Tally the lines containing the word "this" and give the total alone.

* [Provided data]:
------------------------------

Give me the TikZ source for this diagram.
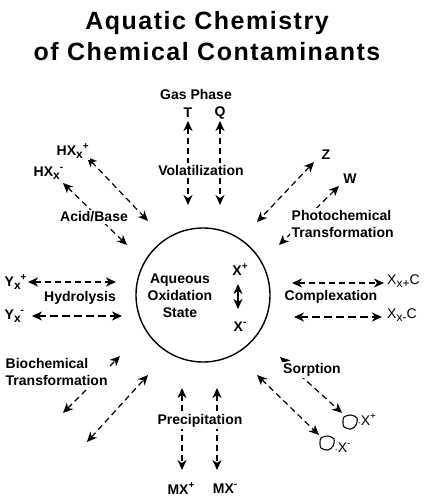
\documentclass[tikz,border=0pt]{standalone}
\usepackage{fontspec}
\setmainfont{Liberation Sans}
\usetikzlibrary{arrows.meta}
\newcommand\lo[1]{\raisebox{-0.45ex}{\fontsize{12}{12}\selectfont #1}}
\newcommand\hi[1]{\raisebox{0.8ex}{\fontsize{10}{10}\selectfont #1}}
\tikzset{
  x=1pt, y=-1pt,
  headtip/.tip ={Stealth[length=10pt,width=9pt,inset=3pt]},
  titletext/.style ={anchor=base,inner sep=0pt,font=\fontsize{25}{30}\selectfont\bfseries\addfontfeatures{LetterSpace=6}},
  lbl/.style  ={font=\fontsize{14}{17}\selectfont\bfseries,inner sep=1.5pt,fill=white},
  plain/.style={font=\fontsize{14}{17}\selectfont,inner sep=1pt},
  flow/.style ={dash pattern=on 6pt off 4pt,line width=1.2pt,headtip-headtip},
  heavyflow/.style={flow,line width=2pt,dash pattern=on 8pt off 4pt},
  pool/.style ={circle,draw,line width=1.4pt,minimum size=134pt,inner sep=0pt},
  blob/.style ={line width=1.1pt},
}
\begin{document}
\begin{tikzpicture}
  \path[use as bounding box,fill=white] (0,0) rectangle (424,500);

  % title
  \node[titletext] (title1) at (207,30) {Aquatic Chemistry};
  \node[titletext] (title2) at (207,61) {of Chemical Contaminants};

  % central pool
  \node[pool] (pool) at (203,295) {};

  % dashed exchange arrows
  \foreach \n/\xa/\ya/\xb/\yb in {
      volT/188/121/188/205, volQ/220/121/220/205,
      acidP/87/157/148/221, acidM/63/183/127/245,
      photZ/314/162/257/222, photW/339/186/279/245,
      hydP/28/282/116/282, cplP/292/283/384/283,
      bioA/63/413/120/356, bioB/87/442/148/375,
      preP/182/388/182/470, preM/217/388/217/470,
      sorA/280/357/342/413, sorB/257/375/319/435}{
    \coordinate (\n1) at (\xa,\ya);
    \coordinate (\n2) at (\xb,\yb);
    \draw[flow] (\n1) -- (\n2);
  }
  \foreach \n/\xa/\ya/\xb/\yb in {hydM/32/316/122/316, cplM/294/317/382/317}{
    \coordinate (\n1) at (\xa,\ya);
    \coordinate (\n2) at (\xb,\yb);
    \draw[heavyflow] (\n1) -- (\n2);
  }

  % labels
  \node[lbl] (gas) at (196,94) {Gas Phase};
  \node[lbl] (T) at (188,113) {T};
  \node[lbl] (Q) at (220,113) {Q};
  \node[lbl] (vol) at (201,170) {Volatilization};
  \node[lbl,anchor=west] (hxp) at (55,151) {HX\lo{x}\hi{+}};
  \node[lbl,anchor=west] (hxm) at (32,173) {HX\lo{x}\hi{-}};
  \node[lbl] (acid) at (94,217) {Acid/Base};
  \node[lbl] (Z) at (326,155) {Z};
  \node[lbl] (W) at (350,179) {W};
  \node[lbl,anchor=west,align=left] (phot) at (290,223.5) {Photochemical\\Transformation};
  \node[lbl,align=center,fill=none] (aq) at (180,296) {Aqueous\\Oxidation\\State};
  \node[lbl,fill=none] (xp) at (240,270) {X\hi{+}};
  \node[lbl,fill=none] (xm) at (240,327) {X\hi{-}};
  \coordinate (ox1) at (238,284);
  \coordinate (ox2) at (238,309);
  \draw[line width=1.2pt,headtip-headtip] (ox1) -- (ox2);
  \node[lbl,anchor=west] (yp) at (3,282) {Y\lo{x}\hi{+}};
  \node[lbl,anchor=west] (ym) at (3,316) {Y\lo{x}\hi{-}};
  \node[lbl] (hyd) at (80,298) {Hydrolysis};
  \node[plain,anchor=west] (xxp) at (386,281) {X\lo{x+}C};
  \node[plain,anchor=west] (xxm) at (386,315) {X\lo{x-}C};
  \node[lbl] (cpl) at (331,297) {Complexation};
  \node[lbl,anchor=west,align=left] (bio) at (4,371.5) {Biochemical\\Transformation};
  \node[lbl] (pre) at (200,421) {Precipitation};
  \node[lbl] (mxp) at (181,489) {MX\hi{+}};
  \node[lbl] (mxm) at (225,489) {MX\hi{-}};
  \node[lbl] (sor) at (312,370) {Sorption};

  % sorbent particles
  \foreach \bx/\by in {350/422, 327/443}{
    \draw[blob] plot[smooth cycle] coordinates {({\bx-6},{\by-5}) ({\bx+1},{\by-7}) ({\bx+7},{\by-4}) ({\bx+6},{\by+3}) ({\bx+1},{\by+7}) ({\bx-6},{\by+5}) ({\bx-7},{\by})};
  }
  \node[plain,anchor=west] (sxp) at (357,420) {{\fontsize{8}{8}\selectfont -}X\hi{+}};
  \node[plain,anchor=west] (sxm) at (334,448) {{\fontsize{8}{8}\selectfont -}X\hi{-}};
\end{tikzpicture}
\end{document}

------------------------------

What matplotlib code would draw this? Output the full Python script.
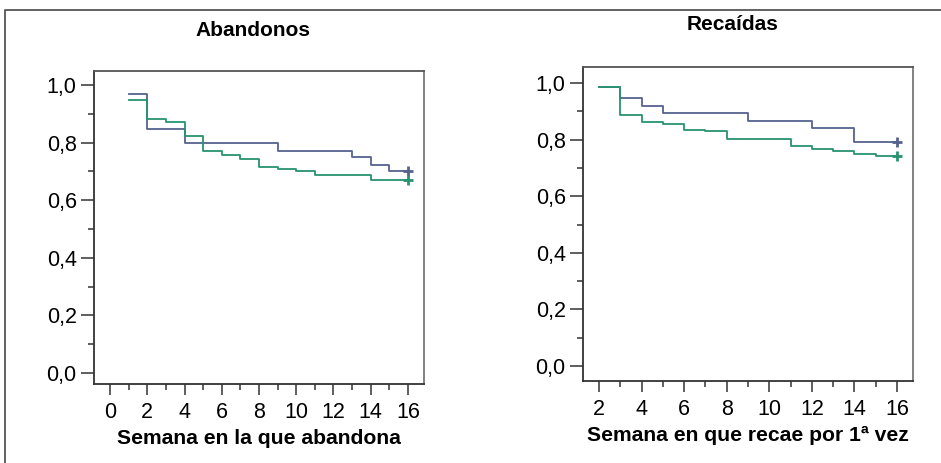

------------------------------

* [Right answer]: 2